Recently Perspective, an application created by Google to score “toxicity” in online comments, has come under fire for displaying high levels of gender and racial bias. Here we will attempt to view this perceived bias through a machine learning lens.
There are two types of bias exhibited in machine learning and it is useful to distinguish them. On one hand we have the contribution due to algorithmic bias. This occurs when the mathematical algorithm itself is too simple to account for all of the variance in the observed data. On the other hand we have training bias. This occurs when the data used as training input into the mathematical model is too limited to explain all of the variance in the world. The solution would seem simple: increase the complexity of the algorithm and the variety of the training data. However in the real world this is often difficult and sometimes impossible.
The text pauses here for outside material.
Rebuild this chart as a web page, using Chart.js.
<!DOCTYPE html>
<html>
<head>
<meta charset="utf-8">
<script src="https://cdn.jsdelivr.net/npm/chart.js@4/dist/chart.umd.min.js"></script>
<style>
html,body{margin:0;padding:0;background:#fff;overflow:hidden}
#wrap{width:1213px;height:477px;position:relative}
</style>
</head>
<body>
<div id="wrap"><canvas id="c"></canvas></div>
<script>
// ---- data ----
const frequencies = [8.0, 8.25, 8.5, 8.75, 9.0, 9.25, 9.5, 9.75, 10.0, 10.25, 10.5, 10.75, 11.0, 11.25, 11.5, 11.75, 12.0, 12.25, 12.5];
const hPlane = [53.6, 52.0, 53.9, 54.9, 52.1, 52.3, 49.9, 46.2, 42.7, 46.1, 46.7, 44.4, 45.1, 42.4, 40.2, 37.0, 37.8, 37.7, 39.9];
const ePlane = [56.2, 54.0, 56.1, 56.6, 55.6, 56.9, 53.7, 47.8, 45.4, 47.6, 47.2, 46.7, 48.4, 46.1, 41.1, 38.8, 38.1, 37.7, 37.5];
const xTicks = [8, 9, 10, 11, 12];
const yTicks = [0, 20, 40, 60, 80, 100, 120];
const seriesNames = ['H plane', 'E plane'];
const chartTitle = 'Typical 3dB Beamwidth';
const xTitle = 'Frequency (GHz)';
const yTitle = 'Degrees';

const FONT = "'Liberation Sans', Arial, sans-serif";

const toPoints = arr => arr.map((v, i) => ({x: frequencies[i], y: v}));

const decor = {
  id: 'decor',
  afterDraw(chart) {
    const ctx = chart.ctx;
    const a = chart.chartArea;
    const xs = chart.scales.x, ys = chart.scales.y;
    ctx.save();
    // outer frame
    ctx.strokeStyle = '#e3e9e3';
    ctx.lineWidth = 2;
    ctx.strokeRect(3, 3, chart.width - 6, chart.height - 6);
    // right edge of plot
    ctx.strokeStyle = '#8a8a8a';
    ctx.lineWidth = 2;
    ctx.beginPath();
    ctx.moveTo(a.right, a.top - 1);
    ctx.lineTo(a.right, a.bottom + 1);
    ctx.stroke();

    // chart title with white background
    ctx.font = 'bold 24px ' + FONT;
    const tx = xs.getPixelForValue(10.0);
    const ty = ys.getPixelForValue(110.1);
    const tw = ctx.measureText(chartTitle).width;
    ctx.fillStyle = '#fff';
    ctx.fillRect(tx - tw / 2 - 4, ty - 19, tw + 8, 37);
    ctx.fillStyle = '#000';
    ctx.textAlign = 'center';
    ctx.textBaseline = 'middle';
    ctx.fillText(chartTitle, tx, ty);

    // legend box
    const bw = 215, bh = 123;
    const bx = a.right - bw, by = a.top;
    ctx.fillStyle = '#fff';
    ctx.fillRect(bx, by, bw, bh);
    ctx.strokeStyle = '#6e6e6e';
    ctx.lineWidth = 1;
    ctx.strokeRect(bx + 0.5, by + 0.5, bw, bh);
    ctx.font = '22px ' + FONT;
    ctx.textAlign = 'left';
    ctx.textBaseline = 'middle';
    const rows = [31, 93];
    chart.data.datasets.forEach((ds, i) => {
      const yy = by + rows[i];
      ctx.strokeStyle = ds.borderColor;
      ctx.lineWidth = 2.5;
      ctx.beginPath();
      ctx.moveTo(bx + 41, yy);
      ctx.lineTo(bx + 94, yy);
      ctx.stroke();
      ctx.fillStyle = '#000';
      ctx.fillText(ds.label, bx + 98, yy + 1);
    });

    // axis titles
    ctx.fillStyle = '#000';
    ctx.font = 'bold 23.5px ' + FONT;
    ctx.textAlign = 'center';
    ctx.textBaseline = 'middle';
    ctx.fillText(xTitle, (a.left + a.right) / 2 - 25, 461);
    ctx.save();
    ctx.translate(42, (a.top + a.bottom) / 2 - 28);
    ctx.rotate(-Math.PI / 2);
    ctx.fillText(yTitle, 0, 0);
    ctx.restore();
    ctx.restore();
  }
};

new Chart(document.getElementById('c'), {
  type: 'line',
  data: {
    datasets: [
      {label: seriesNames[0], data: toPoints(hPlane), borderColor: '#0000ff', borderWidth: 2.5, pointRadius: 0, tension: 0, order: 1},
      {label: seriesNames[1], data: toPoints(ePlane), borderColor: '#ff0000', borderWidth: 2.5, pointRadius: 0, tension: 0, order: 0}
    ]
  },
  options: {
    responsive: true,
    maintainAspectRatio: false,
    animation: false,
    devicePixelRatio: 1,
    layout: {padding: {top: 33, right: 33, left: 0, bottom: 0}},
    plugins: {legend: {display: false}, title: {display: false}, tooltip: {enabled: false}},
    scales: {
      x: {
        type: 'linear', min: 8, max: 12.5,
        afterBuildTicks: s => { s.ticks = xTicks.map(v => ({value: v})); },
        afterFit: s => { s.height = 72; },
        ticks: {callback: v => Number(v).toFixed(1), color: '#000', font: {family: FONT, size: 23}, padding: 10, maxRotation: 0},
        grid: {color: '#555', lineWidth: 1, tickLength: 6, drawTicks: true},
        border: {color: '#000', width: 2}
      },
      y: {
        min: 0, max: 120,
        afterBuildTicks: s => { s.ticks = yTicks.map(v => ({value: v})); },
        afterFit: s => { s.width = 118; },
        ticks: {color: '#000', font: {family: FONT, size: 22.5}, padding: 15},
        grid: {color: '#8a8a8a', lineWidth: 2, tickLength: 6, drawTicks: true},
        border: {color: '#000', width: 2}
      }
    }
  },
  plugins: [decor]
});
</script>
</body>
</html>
One of the decisions that goes into creating a mathematical model is known as the “bias-variance tradeoff” in which a supervised machine learning model is selected such that it isn’t so specific that it only works in a limited number of cases, but isn’t so general that it ignores all the details. This tradeoff is straightforward to quantify and is very well understood in known algorithms. With Perspective Google uses a type of supervised machine learning called a deep neural network, a machine learning algorithm specifically designed to solve complex problems. Interestingly deep neural networks almost exclusively sit on the high variance end of the bias-variance spectrum. That is to say Perspective almost certainly has very low algorithmic bias. While it is possible that the model does have some unquantified algorithmic bias (for example it may not be able to distinguish intentional deception) the instances of text used in the referenced articles are not an example of this.
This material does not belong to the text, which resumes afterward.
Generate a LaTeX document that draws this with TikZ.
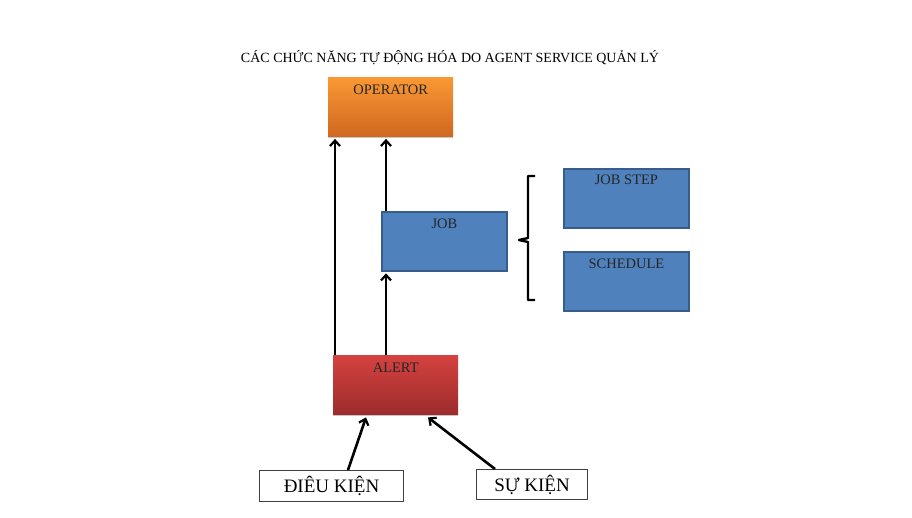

The conclusion then is that training bias accounts for almost all of the bias in this application. Training bias is much less understood than its algorithmic counterpart. The data used to train Perspective comes from discussions between different Wikipedia editors about the content of page edits, a simple and widely available data set. However the latent sources of bias in this training dataset are difficult to spot ranging from local copyright law to the composition of the employees in the software industry. Algorithms can be corrected so that these biases are not amplified but these adjustments require an apriori knowledge to identify the affected classes and still result in at least the same bias as the training data itself. The solution to this problem will involve awareness, working with both the variables in the data set as well as the outcome to be predicted.
Developing tests for bias among the predictor variables in the training set can, at a minimum, allow the consumer of the model to be informed of its limits. With Perspective Google simply put forward a test environment that allows an individual to enter in any english utterance and get a toxicity score. But the testing data consisted of full sentences that were a part of a larger thread of conversation, which is a bias in itself. If Perspective forced the user to submit an entire conversation and then select a specific response for a toxicity rating the results may be more interpretable.
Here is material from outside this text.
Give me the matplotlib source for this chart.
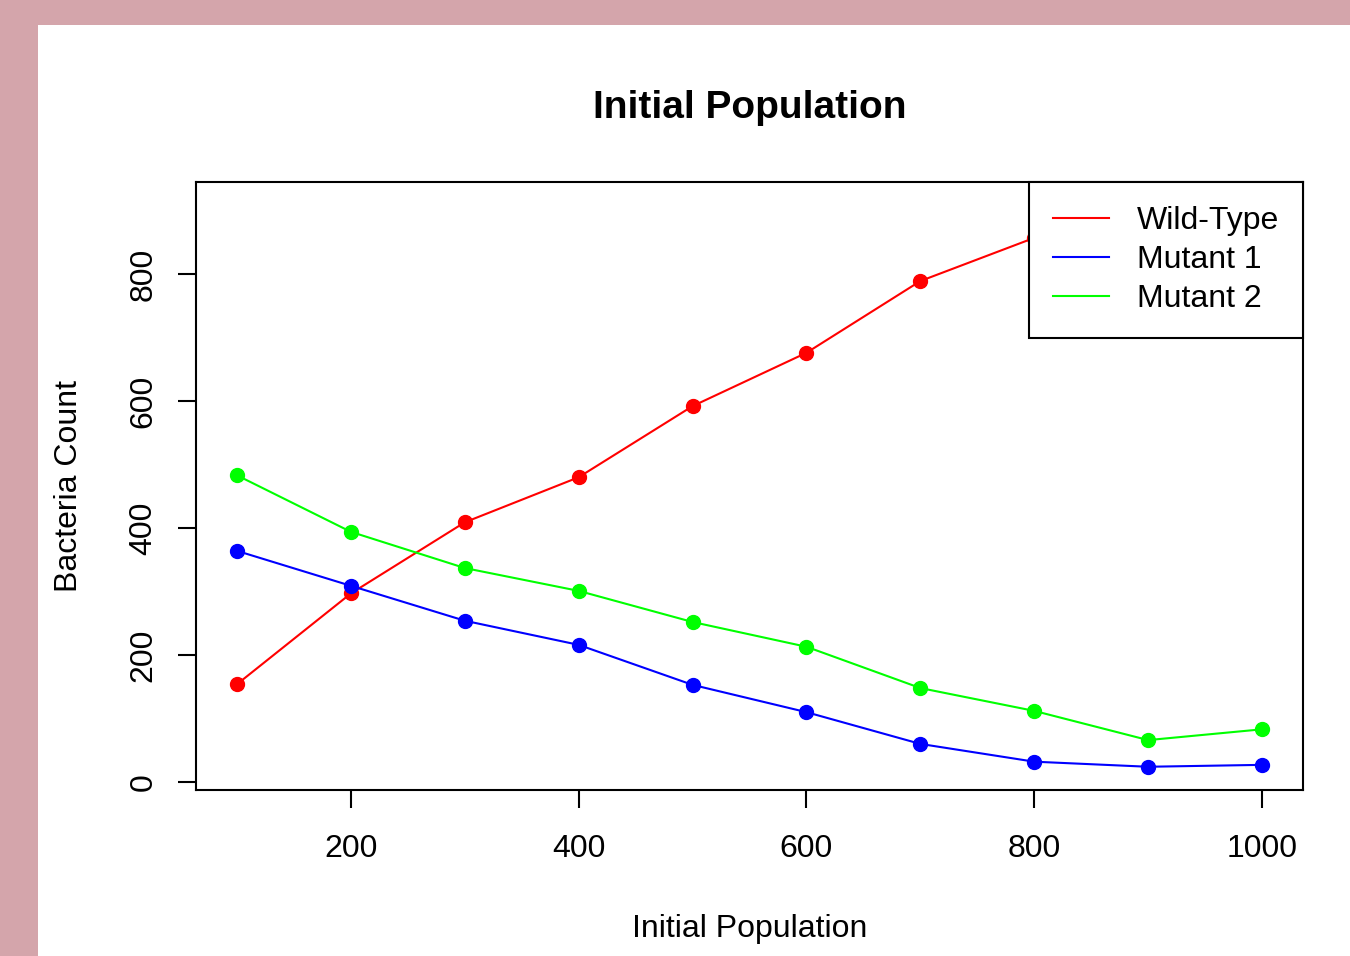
import numpy as np
import matplotlib.pyplot as plt
from matplotlib.patches import Rectangle

#   Данные
init_pop = [100, 200, 300, 400, 500, 600, 700, 800, 900, 1000]
wild_type = [154, 297, 409, 480, 592, 676, 789, 857, 895, 910]
mutant_1 = [364, 309, 254, 216, 153, 110, 60, 32, 24, 27]
mutant_2 = [483, 394, 337, 301, 252, 213, 148, 112, 66, 83]

plt.rcParams['font.family'] = ['Liberation Sans', 'DejaVu Sans']

fig = plt.figure(figsize=(13.5, 9.56), dpi=100, facecolor='#d4a5ab')
#   белая область графика поверх розовой рамки
fig.patches.append(Rectangle((38 / 1350, 0), 1 - 38 / 1350, 931 / 956,
                             transform=fig.transFigure, facecolor='white',
                             edgecolor='none', zorder=-10))

ax = fig.add_axes([196 / 1350, 1 - 790 / 956, (1303 - 196) / 1350, (790 - 182) / 956])
ax.set_facecolor('white')

ax.plot(init_pop, wild_type, color='red', linewidth=1.5, marker='o', markersize=10, label="Wild-Type")
ax.plot(init_pop, mutant_1, color='blue', linewidth=1.5, marker='o', markersize=10, label="Mutant 1")
ax.plot(init_pop, mutant_2, color='#00ff00', linewidth=1.5, marker='o', markersize=10, label="Mutant 2")

ax.set_xlim(64, 1036)
ax.set_ylim(-12.6, 945)
ax.set_xticks([200, 400, 600, 800, 1000])
ax.set_yticks([0, 200, 400, 600, 800])
ax.tick_params(axis='both', direction='out', length=13, width=1.5, labelsize=23)
ax.tick_params(axis='x', pad=19)
ax.tick_params(axis='y', pad=14)
for lbl in ax.get_yticklabels():
    lbl.set_rotation(90)
    lbl.set_va('center')
for sp in ax.spines.values():
    sp.set_linewidth(1.5)

ax.set_title("Initial Population", fontsize=28, fontweight='bold', pad=46)
ax.set_xlabel("Initial Population", fontsize=23, labelpad=36)
ax.set_ylabel("Bacteria Count", fontsize=23, labelpad=32)

leg = ax.legend(loc='upper right', borderaxespad=0, fancybox=False, framealpha=1,
                edgecolor='black', fontsize=23, handlelength=1.75, handletextpad=0.88,
                labelspacing=0.28, borderpad=0.75)
leg.get_frame().set_linewidth(1.5)
for line in leg.get_lines():
    line.set_marker('')

fig.savefig("out.png", dpi=100, facecolor=fig.get_facecolor())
Adjusting the outcome variables to incorporate additional parameters of “fairness” is one avenue being explored. Another solution is to throw out the predicted outcomes entirely and allow the algorithm infer the underlying structure of the data. Asking Perspective to partition up the Wikipedia data into a number of unlabeled categories may yield an implicit toxic/non-toxic split. This type of machine learning is much less understood but many experts believe this is the path forward towards a more generalizable intelligence.
Overall bias presents one of the most difficult obstacles to overcome in a wider adoption of machine learning. An awareness and understanding of the sources of those biases is the first step to correcting them.